• _Exercise prompt_
Please find all lines in the data that hold the string "code" and copy them.

• _Information shown_
[Begin]

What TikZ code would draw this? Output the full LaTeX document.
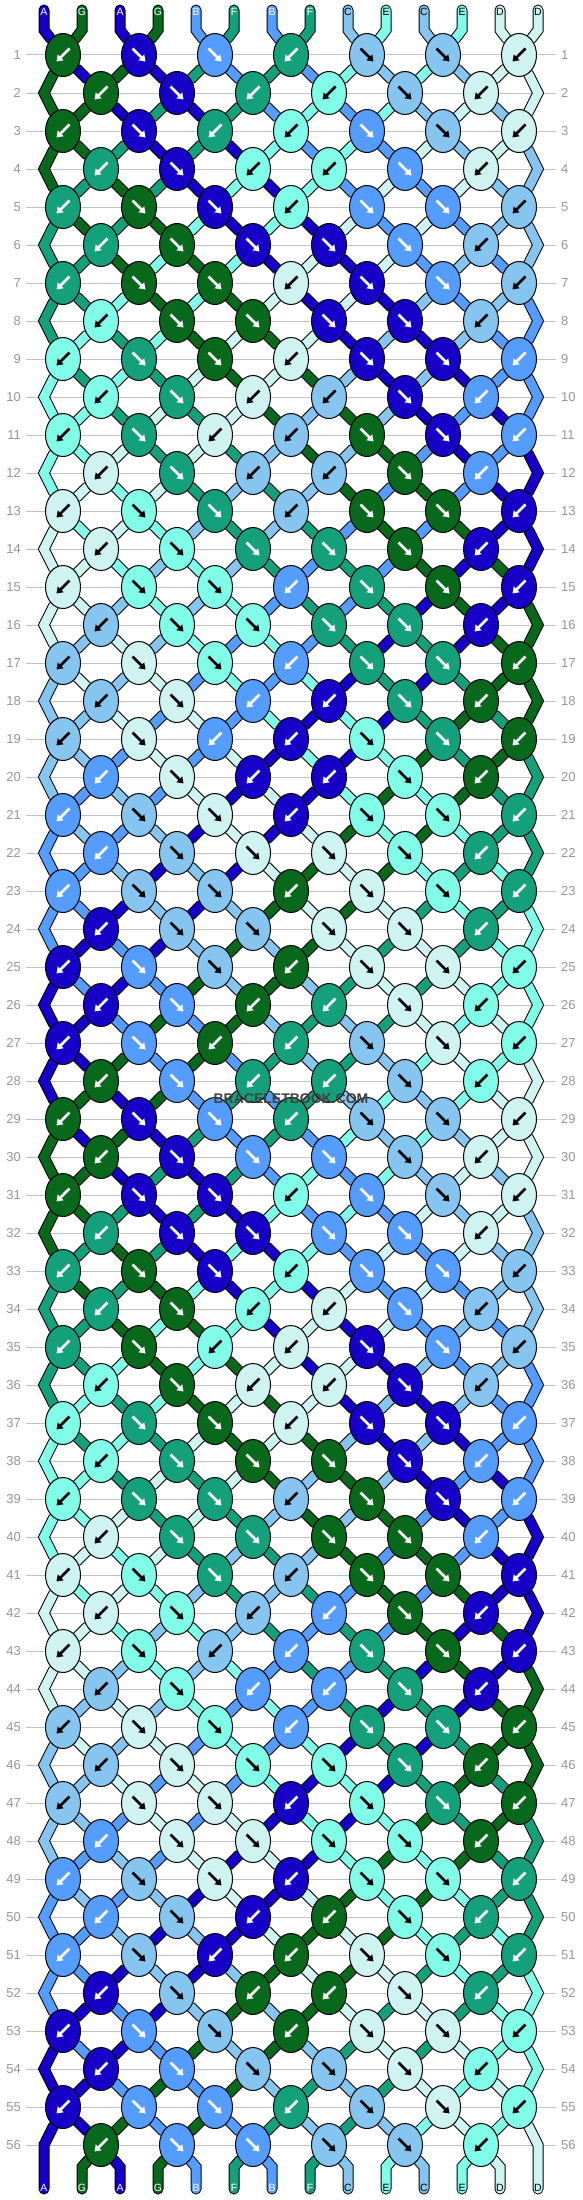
\documentclass[tikz,border=0pt]{standalone}
\usepackage{fontspec}
\setmainfont{Liberation Sans}
\usetikzlibrary{shapes.geometric, arrows.meta}

\definecolor{colA}{RGB}{22,0,200}
\definecolor{colG}{RGB}{8,104,28}
\definecolor{colB}{RGB}{85,156,255}
\definecolor{colF}{RGB}{21,160,124}
\definecolor{colC}{RGB}{134,197,240}
\definecolor{colE}{RGB}{128,252,233}
\definecolor{colD}{RGB}{206,243,241}
\definecolor{gridgray}{RGB}{192,192,192}
\definecolor{numgray}{RGB}{150,150,150}

% arrow / label colour on each thread
\def\arrA{white}\def\arrG{white}\def\arrB{white}\def\arrF{white}
\def\arrC{black}\def\arrE{black}\def\arrD{black}

\pgfdeclarelayer{threads}
\pgfsetlayers{threads,main}

\newcommand\setS[2]{\expandafter\xdef\csname s#1\endcsname{#2}}
\newcommand\getS[1]{\csname s#1\endcsname}

% node that holds position #2 in row #1
\newcommand\posnode[2]{%
  \ifodd#1\relax
    \pgfmathtruncatemacro\kk{ceil(#2/2)}\edef\pn{k-#1-\kk}%
  \else
    \ifnum#2=1\relax\edef\pn{e-#1-1}%
    \else\ifnum#2=14\relax\edef\pn{e-#1-14}%
    \else\pgfmathtruncatemacro\kk{floor(#2/2)}\edef\pn{k-#1-\kk}\fi\fi
  \fi}

% knots row by row (b = backward, f = forward)
\def\knotX{b,f,f,b,f,f,b}\def\knotY{b,f,b,b,f,b}
\def\knotZ{b,f,b,b,f,f,b}\def\knotW{b,f,f,f,f,b}
\def\knotrows{X,Y,Z,Y,X,W,X,W,X,Y,Z,Y,X,W,X,W,X,Y,Z,Y,X,W,X,W,X,Y,Z,Y,
  X,W,X,W,X,Y,Z,Y,X,W,X,W,X,Y,Z,Y,X,W,X,W,X,Y,Z,Y,X,W,X,W}

% follow the threads through the knots
\foreach \ch [count=\pp] in {A,G,A,G,B,F,B,F,C,E,C,E,D,D}{%
  \setS{\pp}{\ch}\expandafter\xdef\csname c0-\pp\endcsname{\ch}}
\foreach \kind [count=\rw] in \knotrows {%
  \edef\pat{\csname knot\kind\endcsname}%
  \foreach \kt [count=\kn] in \pat {%
    \ifodd\rw\relax\pgfmathtruncatemacro\pp{2*\kn-1}\else\pgfmathtruncatemacro\pp{2*\kn}\fi
    \pgfmathtruncatemacro\qq{\pp+1}%
    \edef\lft{\getS{\pp}}\edef\rgt{\getS{\qq}}%
    \if b\kt\expandafter\xdef\csname kc\rw-\kn\endcsname{\rgt}%
    \else\expandafter\xdef\csname kc\rw-\kn\endcsname{\lft}\fi
    \expandafter\xdef\csname kt\rw-\kn\endcsname{\kt}%
    \setS{\pp}{\rgt}\setS{\qq}{\lft}%
  }%
  \foreach \pp in {1,...,14}{\expandafter\xdef\csname c\rw-\pp\endcsname{\getS{\pp}}}%
}

\tikzset{thread/.code={%
  \ifnum\layerpass=0 \pgfkeysalso{draw=black,line width=11pt,line cap=round}%
  \else\pgfkeysalso{draw=col#1,line width=9pt,line cap=round}\fi}}

\begin{document}
\begin{tikzpicture}[x=1pt, y=-1pt,
    knot/.style={ellipse, draw=black, line width=1pt, minimum width=35pt, minimum height=43pt, inner sep=0pt},
    knotarrow/.style={line width=2.6pt, -{Triangle[length=6pt,width=8pt]}},
    rownum/.style={text=numgray, font=\fontsize{13}{13}\selectfont, inner sep=0pt},
    threadlabel/.style={font=\fontsize{10.5}{10.5}\selectfont, inner sep=0pt},
    gridline/.style={draw=gridgray, line width=1pt},
    watermark/.style={text=black!75, font=\bfseries\fontsize{14}{14}\selectfont, inner sep=0pt}]

  \useasboundingbox (0,0) rectangle (582,2200);

  % thread ends and labels
  \foreach \ch [count=\pp] in {A,G,A,G,B,F,B,F,C,E,C,E,D,D}{
    \pgfmathsetmacro\xx{44+38*(\pp-1)}
    \edef\lc{\csname arr\ch\endcsname}
    \coordinate (t-\pp) at (\xx,10);
    \coordinate (tb-\pp) at (\xx,30);
    \coordinate (bb-\pp) at (\xx,2167);
    \coordinate (b-\pp) at (\xx,2189);
    \node[threadlabel, text=\lc] (lt-\pp) at (\xx,12) {\ch};
    \node[threadlabel, text=\lc] (lb-\pp) at (\xx,2188) {\ch};
  }

  % knots
  \foreach \rw in {1,...,56}{
    \pgfmathsetmacro\yy{55+38*(\rw-1)}
    \ifodd\rw
      \def\nk{7}\def\xo{63}
    \else
      \def\nk{6}\def\xo{101}
      \coordinate (e-\rw-1) at (44,\yy);
      \coordinate (e-\rw-14) at (538,\yy);
    \fi
    \foreach \kn in {1,...,\nk}{
      \edef\cc{\csname kc\rw-\kn\endcsname}
      \edef\ac{\csname arr\cc\endcsname}
      \node[knot, fill=col\cc] (k-\rw-\kn) at ({\xo+76*(\kn-1)},\yy) {};
      \if b\csname kt\rw-\kn\endcsname
        \draw[knotarrow, draw=\ac] ([shift={(6.5,-6.5)}]k-\rw-\kn.center) -- ([shift={(-6.5,6.5)}]k-\rw-\kn.center);
      \else
        \draw[knotarrow, draw=\ac] ([shift={(-6.5,-6.5)}]k-\rw-\kn.center) -- ([shift={(6.5,6.5)}]k-\rw-\kn.center);
      \fi
    }
    \node[rownum, anchor=east] (nl-\rw) at (21,\yy) {\rw};
    \node[rownum, anchor=west] (nr-\rw) at (561,\yy) {\rw};
  }

  \node[watermark] (wm) at (291,1099) {BRACELETBOOK.COM};

  \begin{pgfonlayer}{threads}
    \fill[white] (0,0) rectangle (582,2200);
    \foreach \rw in {1,...,56}{
      \draw[gridline] (nl-\rw.east) ++(5,0) -- ([xshift=-5pt]nr-\rw.west);
    }
    % outline first, then colour
    \foreach \layerpass in {0,1}{
      % top
      \foreach \pp in {1,...,14}{
        \pgfmathtruncatemacro\kk{ceil(\pp/2)}
        \edef\cc{\csname c0-\pp\endcsname}
        \draw[thread=\cc] (t-\pp) -- (tb-\pp) -- (k-1-\kk);
      }
      % between rows
      \foreach \rw in {1,...,55}{
        \pgfmathtruncatemacro\nx{\rw+1}
        \foreach \pp in {2,...,13}{
          \posnode{\rw}{\pp}\let\fromnode\pn
          \posnode{\nx}{\pp}\let\tonode\pn
          \edef\cc{\csname c\rw-\pp\endcsname}
          \draw[thread=\cc] (\fromnode) -- (\tonode);
        }
      }
      % edges
      \foreach \rw in {2,4,...,56}{
        \pgfmathtruncatemacro\pv{\rw-1}
        \pgfmathtruncatemacro\nx{\rw+1}
        \foreach \pp in {1,14}{
          \edef\cc{\csname c\pv-\pp\endcsname}
          \ifnum\rw<56 \posnode{\nx}{\pp}\let\tonode\pn
          \else \edef\tonode{b-\pp}\fi
          \posnode{\pv}{\pp}\let\fromnode\pn
          \draw[thread=\cc] (\fromnode) -- (e-\rw-\pp) -- (\tonode);
        }
      }
      % bottom
      \foreach \pp in {2,...,13}{
        \pgfmathtruncatemacro\kk{floor(\pp/2)}
        \edef\cc{\csname c56-\pp\endcsname}
        \draw[thread=\cc] (k-56-\kk) -- (bb-\pp) -- (b-\pp);
      }
    }
  \end{pgfonlayer}
\end{tikzpicture}
\end{document}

[End]

• _Solution for this problem_
What TikZ code would draw this? Output the full LaTeX document.
\tikzset{thread/.code={%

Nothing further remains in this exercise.